In a universe like this, women become the elements of grace who must represent the way out, and Haggis and Moresco give us raven-haired beauty Jenny Reilly (Olivia Wilde), who helps her grandpa run a diner. A youthful tomboyishness made her the fifth Donnelly growing up, but now she’s married, and aside from an on-again/off-again flirtation with Tommy, she isn’t too pleased with the path her childhood playmates have taken. Unfortunately, Jenny is pretty much it for anything outside of the crime stuff, and while she is appealing enough — if maybe a little unbelievable as an ex–stickball player, as flashbacks show — it’s too big a symbolic burden, considering the wan charisma of the titular foursome.
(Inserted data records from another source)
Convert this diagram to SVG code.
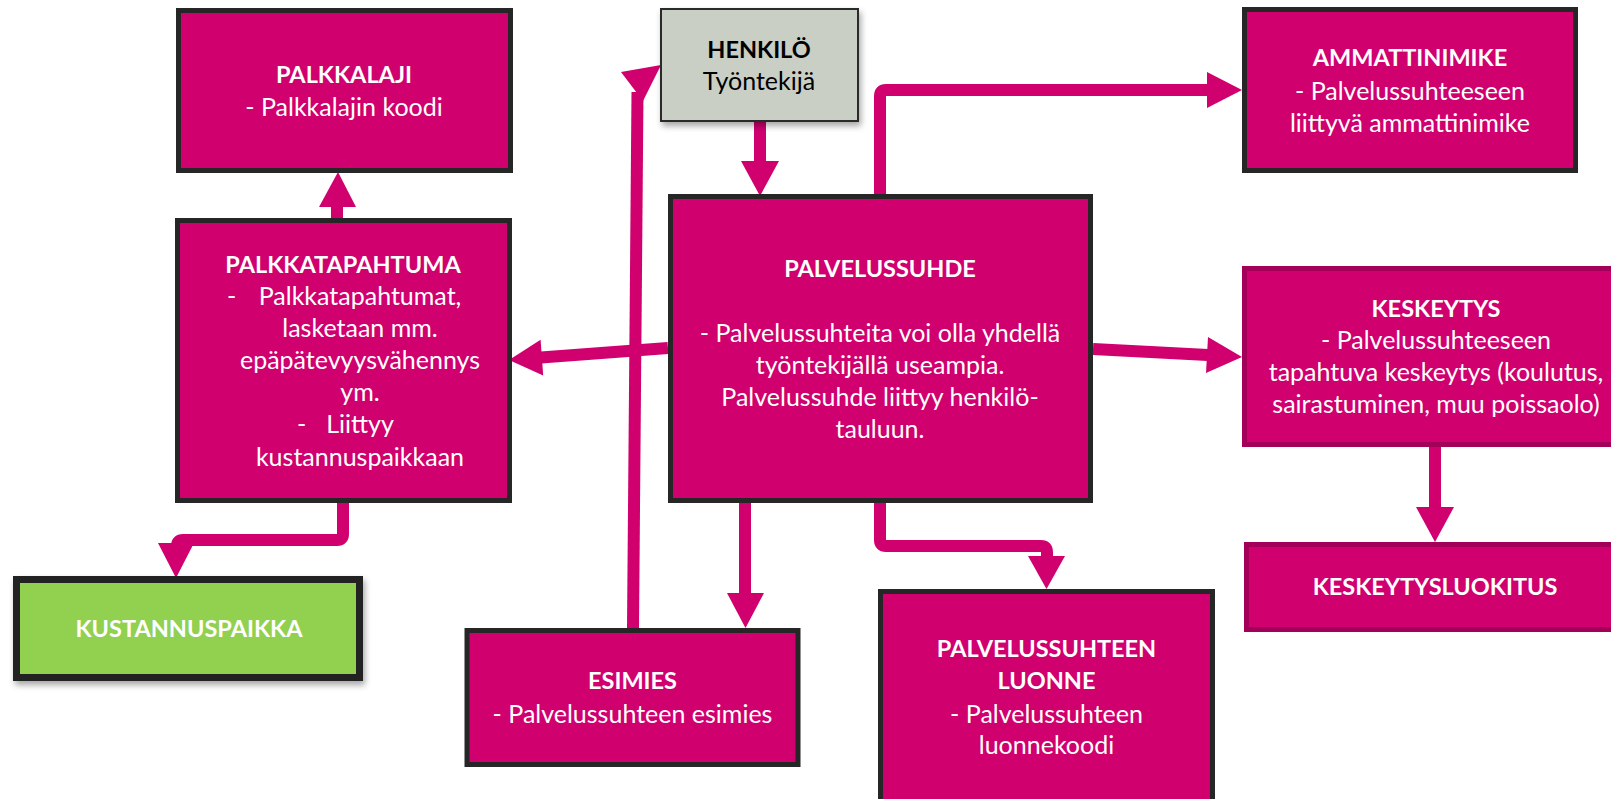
<svg xmlns="http://www.w3.org/2000/svg" width="1611" height="799" viewBox="0 0 1611 799">
<defs>
<filter id="sh" x="-10%" y="-10%" width="130%" height="140%">
<feDropShadow dx="2" dy="4" stdDeviation="3" flood-color="#000" flood-opacity="0.35"/>
</filter>
</defs>
<style>
.box{fill:#d0006f;stroke:#262626;stroke-width:5}
.boxm{fill:#d0006f;stroke:#a3005a;stroke-width:5}
.grey{fill:#c9cfc4;stroke:#2b2b2b;stroke-width:2}
.green{fill:#92d050;stroke:#222;stroke-width:7}
text{font-family:Lato,"Liberation Sans",sans-serif;font-size:25px;fill:#fff;text-anchor:middle}
.b{font-weight:bold;font-size:23.5px}
.k{fill:#000}
.ln{fill:none;stroke:#d0006f;stroke-width:12;stroke-linejoin:round}
.hd{fill:#d0006f}
</style>
<rect width="1611" height="799" fill="#fff"/>
<g id="connectors">
<path class="ln" d="M760,122 V162"/>
<polygon class="hd" points="741,161 779,161 760,196"/>
<path class="ln" d="M633,628 L637.5,92"/>
<polygon class="hd" points="621,72 661,65 643,101"/>
<path class="ln" d="M880,194 V96 Q880,90 886,90 H1208"/>
<polygon class="hd" points="1207,72 1207,108 1242,90"/>
<path class="ln" d="M668,348 L541,357.6"/>
<polygon class="hd" points="540.6,339.7 543.2,375.5 509,360"/>
<path class="ln" d="M1093,349 L1208,355"/>
<polygon class="hd" points="1208,337 1206,373 1242,357"/>
<path class="ln" d="M1435,447 V508"/>
<polygon class="hd" points="1416,507 1454,507 1435,542"/>
<path class="ln" d="M745,503 V594"/>
<polygon class="hd" points="727,593 764,593 745.5,628"/>
<path class="ln" d="M880,503 V540 Q880,546 886,546 H1041 Q1047,546 1047,552 V557"/>
<polygon class="hd" points="1028,556 1065,556 1046.5,589"/>
<path class="ln" d="M337,219 V205"/>
<polygon class="hd" points="319,207 356,207 338,172"/>
<path class="ln" d="M343,503 V534 Q343,540 337,540 H183 Q177,540 177,546"/>
<polygon class="hd" points="158,543 194,543 176,578"/>
</g>
<g id="palkkalaji">
<rect class="box" x="178.5" y="10.5" width="332" height="160"/>
<text class="b" x="344" y="83">PALKKALAJI</text>
<text x="344" y="116">- Palkkalajin koodi</text>
</g>
<g id="henkilo">
<rect class="grey" x="661" y="9" width="197" height="112" filter="url(#sh)"/>
<text class="b k" x="759" y="58">HENKILÖ</text>
<text class="k" x="759" y="90">Työntekijä</text>
</g>
<g id="ammattinimike">
<rect class="box" x="1244.5" y="9.5" width="331" height="161"/>
<text class="b" x="1410" y="66">AMMATTINIMIKE</text>
<text x="1410" y="100">- Palvelussuhteeseen</text>
<text x="1410" y="132">liittyvä ammattinimike</text>
</g>
<g id="palkkatapahtuma">
<rect class="box" x="177.5" y="220.5" width="332" height="280"/>
<text class="b" x="343" y="273">PALKKATAPAHTUMA</text>
<text x="227" y="305" style="text-anchor:start">-</text>
<text x="360" y="305">Palkkatapahtumat,</text>
<text x="360" y="337">lasketaan mm.</text>
<text x="360" y="369">epäpätevyysvähennys</text>
<text x="360" y="401">ym.</text>
<text x="297" y="433" style="text-anchor:start">-</text>
<text x="360" y="433">Liittyy</text>
<text x="360" y="466">kustannuspaikkaan</text>
</g>
<g id="palvelussuhde">
<rect class="box" x="670.5" y="196.5" width="420" height="304"/>
<text class="b" x="880" y="277">PALVELUSSUHDE</text>
<text x="880" y="342">- Palvelussuhteita voi olla yhdellä</text>
<text x="880" y="374">työntekijällä useampia.</text>
<text x="880" y="406">Palvelussuhde liittyy henkilö-</text>
<text x="880" y="438">tauluun.</text>
</g>
<g id="keskeytys">
<rect class="boxm" x="1244.5" y="268.5" width="385" height="176"/>
<text class="b" x="1436" y="317">KESKEYTYS</text>
<text x="1436" y="349">- Palvelussuhteeseen</text>
<text x="1436" y="381">tapahtuva keskeytys (koulutus,</text>
<text x="1436" y="413">sairastuminen, muu poissaolo)</text>
</g>
<g id="keskeytysluokitus">
<rect class="boxm" x="1246.5" y="544.5" width="383" height="85"/>
<text class="b" x="1435" y="595">KESKEYTYSLUOKITUS</text>
</g>
<g id="kustannuspaikka">
<rect class="green" x="16.5" y="579.5" width="343" height="98" filter="url(#sh)"/>
<text class="b" x="189" y="637">KUSTANNUSPAIKKA</text>
</g>
<g id="esimies">
<rect class="box" x="467" y="630.5" width="331" height="134"/>
<text class="b" x="632.5" y="689">ESIMIES</text>
<text x="632.5" y="723">- Palvelussuhteen esimies</text>
</g>
<g id="luonne">
<rect class="box" x="880.5" y="591.5" width="332" height="230"/>
<text class="b" x="1046.5" y="657">PALVELUSSUHTEEN</text>
<text class="b" x="1046.5" y="689">LUONNE</text>
<text x="1046.5" y="723">- Palvelussuhteen</text>
<text x="1046.5" y="754">luonnekoodi</text>
</g>
</svg>
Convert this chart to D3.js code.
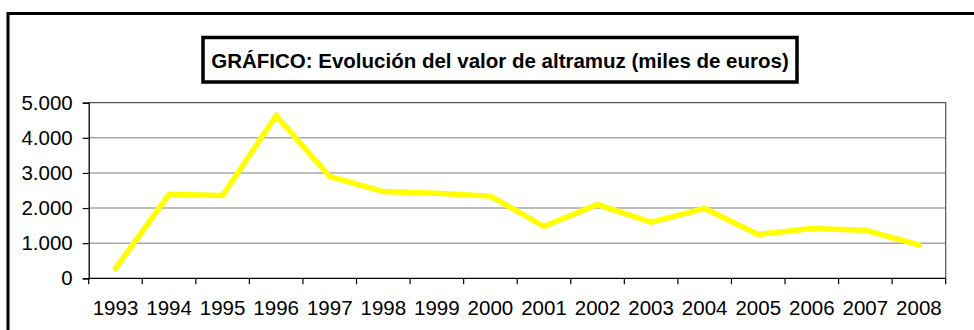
<!DOCTYPE html>
<html>
<head>
<meta charset="utf-8">
<script src="https://cdn.jsdelivr.net/npm/d3@7"></script>
<style>
  html, body { margin: 0; padding: 0; background: #fff; }
  svg { display: block; }
  text { font-family: "Liberation Sans", Arial, sans-serif; fill: #000; }
</style>
</head>
<body>
<svg id="chart" width="974" height="330"></svg>
<script>
// Valor de la producción de altramuz, miles de euros
const years = ["1993","1994","1995","1996","1997","1998","1999","2000",
               "2001","2002","2003","2004","2005","2006","2007","2008"];
const values = [280, 2390, 2360, 4630, 2900, 2470, 2420, 2340,
                1480, 2100, 1600, 1990, 1250, 1420, 1370, 950];
const yTicks = [0, 1000, 2000, 3000, 4000, 5000];
const titleText = "GRÁFICO: Evolución del valor de altramuz (miles de euros)";

const svg = d3.select("#chart");
const W = 974, H = 330;
const plot = { left: 88.7, right: 945.7, top: 102.7, bottom: 278.3 };
const fontSize = 20.5;

// outer frame
svg.append("rect")
  .attr("x", 8).attr("y", 13.5)
  .attr("width", W + 20).attr("height", H + 20)
  .attr("fill", "#fff").attr("stroke", "#000").attr("stroke-width", 3);

const x = d3.scaleBand().domain(years).range([plot.left, plot.right]).padding(0);
const y = d3.scaleLinear().domain([0, 5000]).range([plot.bottom, plot.top]);

// horizontal gridlines
svg.append("g").selectAll("line")
  .data(yTicks.filter(t => t > 0 && t < 5000))
  .join("line")
  .attr("x1", plot.left).attr("x2", plot.right)
  .attr("y1", d => y(d)).attr("y2", d => y(d))
  .attr("stroke", "#a8a8a8").attr("stroke-width", 1.5);

// plot area border (top and right)
svg.append("path")
  .attr("d", `M${plot.left},${plot.top}H${plot.right}V${plot.bottom}`)
  .attr("fill", "none").attr("stroke", "#555").attr("stroke-width", 1.2);

// y axis
const yAxis = d3.axisLeft(y).tickValues(yTicks).tickSize(6).tickPadding(10)
  .tickFormat(d => d3.format(",")(d).replace(/,/g, "."));
const gy = svg.append("g").attr("transform", `translate(${plot.left},0)`).call(yAxis);
gy.attr("font-size", fontSize).attr("font-family", "Liberation Sans, Arial, sans-serif");
gy.select(".domain").attr("stroke", "#000").attr("stroke-width", 1.3);
gy.selectAll(".tick line").attr("stroke", "#000").attr("stroke-width", 1.2);
gy.selectAll(".tick text").attr("fill", "#000");

// x axis: ticks at category boundaries, labels centred
const gx = svg.append("g").attr("transform", `translate(0,${plot.bottom})`);
gx.append("line")
  .attr("x1", plot.left).attr("x2", plot.right)
  .attr("stroke", "#000").attr("stroke-width", 1.3);
const bounds = years.map(d => x(d)).concat([x(years[years.length - 1]) + x.bandwidth()]);
gx.selectAll("line.tk").data(bounds).join("line").attr("class", "tk")
  .attr("x1", d => d).attr("x2", d => d).attr("y1", 0).attr("y2", 6)
  .attr("stroke", "#000").attr("stroke-width", 1.2);
gx.selectAll("text").data(years).join("text")
  .attr("x", d => x(d) + x.bandwidth() / 2)
  .attr("y", 37)
  .attr("text-anchor", "middle")
  .attr("font-size", fontSize)
  .text(d => d);

// data line
const line = d3.line()
  .x((d, i) => x(years[i]) + x.bandwidth() / 2)
  .y(d => y(d));
svg.append("path")
  .datum(values)
  .attr("d", line)
  .attr("fill", "none")
  .attr("stroke", "#ffff00")
  .attr("stroke-width", 5.5)
  .attr("stroke-linejoin", "miter")
  .attr("stroke-linecap", "round");

// title box
const tb = { x: 203, y: 37.5, w: 594, h: 44.5 };
svg.append("rect")
  .attr("x", tb.x).attr("y", tb.y).attr("width", tb.w).attr("height", tb.h)
  .attr("fill", "#fff").attr("stroke", "#000").attr("stroke-width", 3.5);
svg.append("text")
  .attr("x", tb.x + tb.w / 2).attr("y", 67.5)
  .attr("text-anchor", "middle")
  .attr("font-size", fontSize).attr("font-weight", "bold")
  .text(titleText);
</script>
</body>
</html>
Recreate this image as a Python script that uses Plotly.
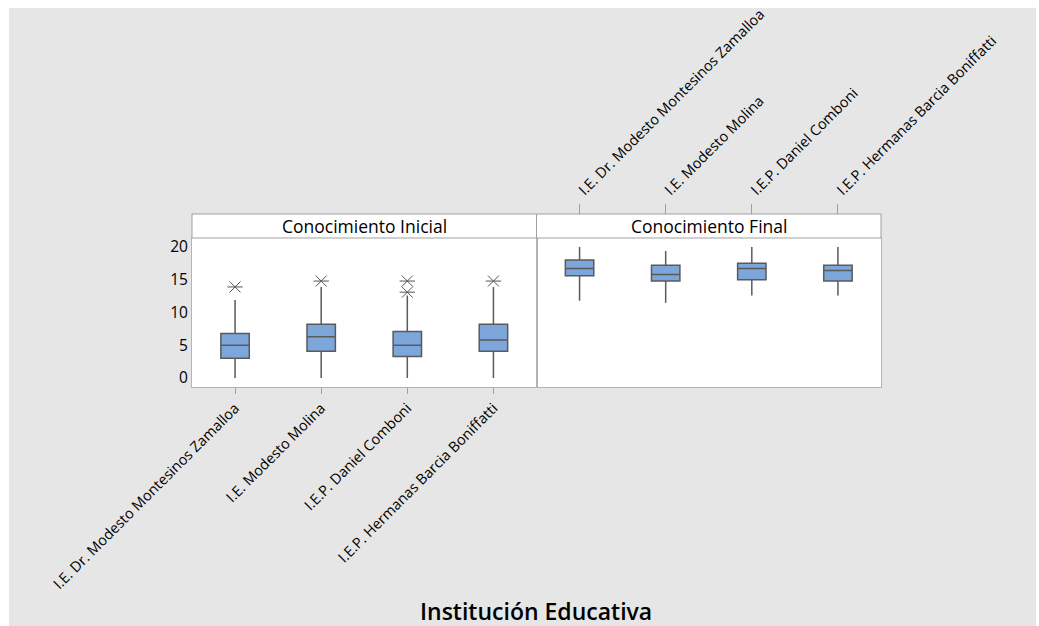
import plotly.graph_objects as go

W, H = 1039, 626
L, R, T, B = 192, 881, 238, 387

categories = ["I.E. Dr. Modesto Montesinos Zamalloa", "I.E. Modesto Molina",
              "I.E.P. Daniel Comboni", "I.E.P. Hermanas Barcia Boniffatti"]

# Conocimiento Inicial
ini_lower = [0, 0, 0, 0]
ini_q1 = [3.0, 4.1, 3.3, 4.1]
ini_median = [5.0, 6.3, 5.0, 5.8]
ini_q3 = [6.8, 8.2, 7.1, 8.2]
ini_upper = [11.9, 13.9, 12.6, 13.9]
ini_out_x = [categories[0], categories[1], categories[2], categories[2], categories[3]]
ini_out_y = [13.9, 14.8, 13.1, 14.8, 14.8]

# Conocimiento Final
fin_lower = [11.8, 11.5, 12.6, 12.6]
fin_q1 = [15.6, 14.8, 15.0, 14.8]
fin_median = [16.7, 15.8, 16.7, 16.4]
fin_q3 = [18.0, 17.2, 17.5, 17.2]
fin_upper = [20.0, 19.4, 20.0, 20.0]

panel_titles = ["Conocimiento Inicial", "Conocimiento Final"]
x_title = "Institución Educativa"
y_ticks = [0, 5, 10, 15, 20]

FONT = "Open Sans"
box_fill = "#7da6da"
box_line = "#5a5a5a"


def px_x(p):
    return (p - L) / (R - L)


def px_y(p):
    return (B - p) / (B - T)


fig = go.Figure()

fig.add_trace(go.Box(x=categories, q1=ini_q1, median=ini_median, q3=ini_q3,
                     lowerfence=ini_lower, upperfence=ini_upper,
                     fillcolor=box_fill, line=dict(color=box_line, width=1.5),
                     whiskerwidth=0, width=0.33, boxpoints=False,
                     xaxis="x", yaxis="y", showlegend=False, hoverinfo="skip"))
fig.add_trace(go.Box(x=categories, q1=fin_q1, median=fin_median, q3=fin_q3,
                     lowerfence=fin_lower, upperfence=fin_upper,
                     fillcolor=box_fill, line=dict(color=box_line, width=1.5),
                     whiskerwidth=0, width=0.33, boxpoints=False,
                     xaxis="x2", yaxis="y2", showlegend=False, hoverinfo="skip"))
for sym in ["x-thin-open", "line-ew-open"]:
    fig.add_trace(go.Scatter(x=ini_out_x, y=ini_out_y, mode="markers",
                             marker=dict(symbol=sym, size=11, color="#555555",
                                         line=dict(color="#555555", width=1)),
                             xaxis="x", yaxis="y", showlegend=False, hoverinfo="skip"))

axis_common = dict(showgrid=False, zeroline=False, showline=True, linecolor="#b4b4b4",
                   linewidth=1, mirror=True, automargin=False)

fig.update_layout(
    width=W, height=H,
    margin=dict(l=L, r=W - R, t=T, b=H - B, autoexpand=False),
    paper_bgcolor="#e6e6e6", plot_bgcolor="white",
    font=dict(family=FONT, color="black"),
    xaxis=dict(domain=[0, 0.5], type="category", categoryorder="array", categoryarray=categories,
               range=[-0.5, 3.5], side="bottom", ticks="outside", ticklen=6, tickcolor="#a0a0a0",
               tickangle=-45, tickfont=dict(size=14.5, family=FONT), anchor="y", **axis_common),
    xaxis2=dict(domain=[0.5, 1], type="category", categoryorder="array", categoryarray=categories,
                range=[-0.5, 3.5], side="top", ticks="outside", ticklen=33, tickcolor="#a0a0a0",
                tickangle=-45, tickfont=dict(size=14.5, family=FONT), anchor="y2", **axis_common),
    yaxis=dict(domain=[0, 1], range=[-1.37, 21.37], tickvals=y_ticks, ticks="",
               tickfont=dict(size=15.5, family=FONT), anchor="x", **axis_common),
    yaxis2=dict(domain=[0, 1], range=[-1.37, 21.37], tickvals=y_ticks, showticklabels=False,
                ticks="", anchor="x2", matches="y", **axis_common),
)

shapes = []
annotations = []
strip_top = px_y(214)
for i, t in enumerate(panel_titles):
    x0, x1 = i * 0.5, (i + 1) * 0.5
    shapes.append(dict(type="rect", xref="paper", yref="paper", x0=x0, x1=x1, y0=1, y1=strip_top,
                       fillcolor="white", line=dict(color="#a0a0a0", width=1), layer="above"))
    annotations.append(dict(text=t, xref="paper", yref="paper", x=(x0 + x1) / 2,
                            y=(1 + strip_top) / 2, showarrow=False, xanchor="center",
                            yanchor="middle", font=dict(size=17.5, family=FONT)))

# white page border around grey area
for (a, b, c, d) in [(0, 9, 0, H), (1036, W, 0, H), (0, W, 0, 8)]:
    shapes.append(dict(type="rect", xref="paper", yref="paper", x0=px_x(a), x1=px_x(b),
                       y0=px_y(d), y1=px_y(c), fillcolor="white", line=dict(width=0),
                       layer="above"))

annotations.append(dict(text=x_title, xref="paper", yref="paper", x=px_x(536), y=px_y(611),
                        showarrow=False, xanchor="center", yanchor="middle",
                        font=dict(size=23, family=FONT, weight=600)))

fig.update_layout(shapes=shapes, annotations=annotations)

fig.write_html("out.html")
The brothers’ lives are so far (based on five episodes sent in advance) entirely defined by the whirlpool of gangster shenanigans; it’s hard for us as viewers to get a gauge on their relationship to a recognizable outside world. (Unlike Showtime’s Brotherhood, which earns its Mob thrills by crafting a web of corruption themes that encompasses everything from city politics to the intricacies of a failing marriage.) Here, we only see Jimmy fly off the handle, Tommy mope and berate his siblings, Kevin worry about money, and the Zeppo-like Sean make out with a girl Tommy is interested in.

And unfortunately, the young actors on display aren’t compelling enough to make us care much beyond their sometimes stupidly self-induced crises. The Gordon Willis–inspired cinematography, where no indoor or outdoor space can ever be too dark, may invoke the epic shadow-filled portent of Godfather days past. But with The Black Donnellys, you mostly worry that the darkness around the edges, rather than heightening a sense of lives that reflect the abyss, will just swallow these shallow toughs whole.